→ What to do
Make an exact copy of the data below, leaving out every picture.

___

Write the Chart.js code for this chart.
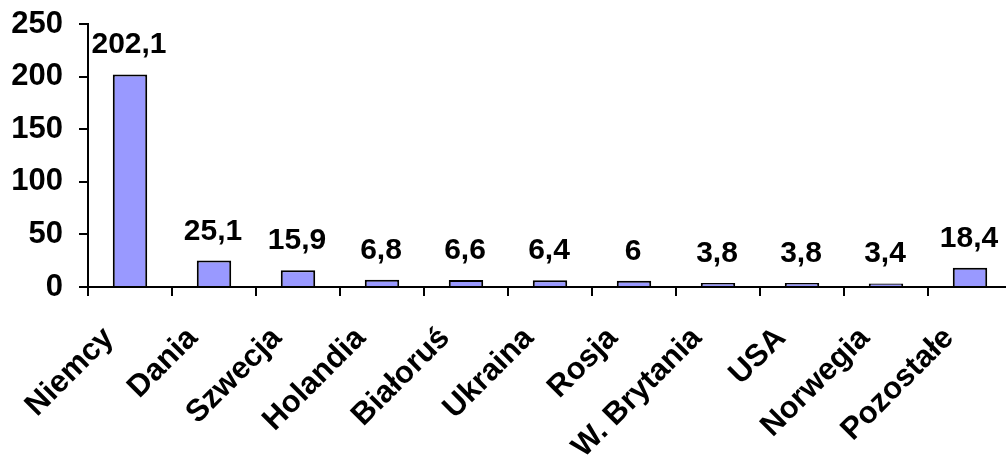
<!DOCTYPE html>
<html>
<head>
<meta charset="utf-8">
<script src="https://cdn.jsdelivr.net/npm/chart.js@4.4.0/dist/chart.umd.min.js"></script>
<style>
  html, body { margin: 0; padding: 0; background: #fff; overflow: hidden; }
  #wrap { width: 1012px; height: 456px; }
</style>
</head>
<body>
<div id="wrap"><canvas id="exportChart"></canvas></div>
<script>
// Data
const countries = ['Niemcy', 'Dania', 'Szwecja', 'Holandia', 'Białoruś', 'Ukraina', 'Rosja', 'W. Brytania', 'USA', 'Norwegia', 'Pozostałe'];
const values = [202.1, 25.1, 15.9, 6.8, 6.6, 6.4, 6, 3.8, 3.8, 3.4, 18.4];
const yTicks = [0, 50, 100, 150, 200, 250];

const FONT = 'Arial, "Liberation Sans", sans-serif';

// Draw value labels above every bar
const valueLabels = {
  id: 'valueLabels',
  afterDatasetsDraw(chart) {
    const ctx = chart.ctx;
    const meta = chart.getDatasetMeta(0);
    ctx.save();
    ctx.font = 'bold 30px ' + FONT;
    ctx.fillStyle = '#000';
    ctx.textAlign = 'center';
    ctx.textBaseline = 'alphabetic';
    meta.data.forEach((bar, i) => {
      const txt = String(values[i]).replace('.', ',');
      ctx.fillText(txt, bar.x - 1, bar.y - 21);
    });
    ctx.restore();
  }
};

const ctx = document.getElementById('exportChart').getContext('2d');
const exportChart = new Chart(ctx, {
  type: 'bar',
  data: {
    labels: countries,
    datasets: [{
      data: values,
      backgroundColor: '#9999FF',
      borderColor: '#000',
      borderWidth: 2,
      categoryPercentage: 1,
      barPercentage: 0.41
    }]
  },
  options: {
    responsive: true,
    maintainAspectRatio: false,
    animation: false,
    layout: { padding: { top: 24, right: 0, left: 0, bottom: 0 } },
    plugins: {
      legend: { display: false },
      tooltip: { enabled: false }
    },
    scales: {
      x: {
        grid: {
          display: true,
          drawOnChartArea: false,
          drawTicks: true,
          tickLength: 9,
          color: '#000',
          lineWidth: 2,
          offset: true
        },
        border: { display: true, color: '#000', width: 2 },
        ticks: {
          color: '#000',
          font: { family: FONT, size: 31, weight: 'bold' },
          maxRotation: 45,
          minRotation: 45,
          padding: 24,
          labelOffset: -21,
          autoSkip: false
        },
        afterFit(scale) {
          scale.height = 456 - 287;
          scale.paddingLeft = 0;
          scale.paddingRight = 0;
        }
      },
      y: {
        min: 0,
        max: 250,
        afterBuildTicks(scale) { scale.ticks = yTicks.map(v => ({ value: v })); },
        grid: {
          display: true,
          drawOnChartArea: false,
          drawTicks: true,
          tickLength: 9,
          color: '#000',
          lineWidth: 2
        },
        border: { display: true, color: '#000', width: 2 },
        ticks: {
          color: '#000',
          font: { family: FONT, size: 31, weight: 'bold' },
          padding: 16
        },
        afterFit(scale) {
          scale.width = 88;
          scale.paddingTop = 0;
          scale.paddingBottom = 0;
        }
      }
    }
  },
  plugins: [valueLabels]
});
</script>
</body>
</html>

___

→ Output of the task
Write the Chart.js code for this chart.
<!DOCTYPE html>
<html>
<head>
<meta charset="utf-8">
<script src="https://cdn.jsdelivr.net/npm/chart.js@4.4.0/dist/chart.umd.min.js"></script>
<style>
  html, body { margin: 0; padding: 0; background: #fff; overflow: hidden; }
  #wrap { width: 1012px; height: 456px; }
</style>
</head>
<body>
<div id="wrap"><canvas id="exportChart"></canvas></div>
<script>
// Data
const countries = ['Niemcy', 'Dania', 'Szwecja', 'Holandia', 'Białoruś', 'Ukraina', 'Rosja', 'W. Brytania', 'USA', 'Norwegia', 'Pozostałe'];
const values = [202.1, 25.1, 15.9, 6.8, 6.6, 6.4, 6, 3.8, 3.8, 3.4, 18.4];
const yTicks = [0, 50, 100, 150, 200, 250];

const FONT = 'Arial, "Liberation Sans", sans-serif';

// Draw value labels above every bar
const valueLabels = {
  id: 'valueLabels',
  afterDatasetsDraw(chart) {
    const ctx = chart.ctx;
    const meta = chart.getDatasetMeta(0);
    ctx.save();
    ctx.font = 'bold 30px ' + FONT;
    ctx.fillStyle = '#000';
    ctx.textAlign = 'center';
    ctx.textBaseline = 'alphabetic';
    meta.data.forEach((bar, i) => {
      const txt = String(values[i]).replace('.', ',');
      ctx.fillText(txt, bar.x - 1, bar.y - 21);
    });
    ctx.restore();
  }
};

const ctx = document.getElementById('exportChart').getContext('2d');
const exportChart = new Chart(ctx, {
  type: 'bar',
  data: {
    labels: countries,
    datasets: [{
      data: values,
      backgroundColor: '#9999FF',
      borderColor: '#000',
      borderWidth: 2,
      categoryPercentage: 1,
      barPercentage: 0.41
    }]
  },
  options: {
    responsive: true,
    maintainAspectRatio: false,
    animation: false,
    layout: { padding: { top: 24, right: 0, left: 0, bottom: 0 } },
    plugins: {
      legend: { display: false },
      tooltip: { enabled: false }
    },
    scales: {
      x: {
        grid: {
          display: true,
          drawOnChartArea: false,
          drawTicks: true,
          tickLength: 9,
          color: '#000',
          lineWidth: 2,
          offset: true
        },
        border: { display: true, color: '#000', width: 2 },
        ticks: {
          color: '#000',
          font: { family: FONT, size: 31, weight: 'bold' },
          maxRotation: 45,
          minRotation: 45,
          padding: 24,
          labelOffset: -21,
          autoSkip: false
        },
        afterFit(scale) {
          scale.height = 456 - 287;
          scale.paddingLeft = 0;
          scale.paddingRight = 0;
        }
      },
      y: {
        min: 0,
        max: 250,
        afterBuildTicks(scale) { scale.ticks = yTicks.map(v => ({ value: v })); },
        grid: {
          display: true,
          drawOnChartArea: false,
          drawTicks: true,
          tickLength: 9,
          color: '#000',
          lineWidth: 2
        },
        border: { display: true, color: '#000', width: 2 },
        ticks: {
          color: '#000',
          font: { family: FONT, size: 31, weight: 'bold' },
          padding: 16
        },
        afterFit(scale) {
          scale.width = 88;
          scale.paddingTop = 0;
          scale.paddingBottom = 0;
        }
      }
    }
  },
  plugins: [valueLabels]
});
</script>
</body>
</html>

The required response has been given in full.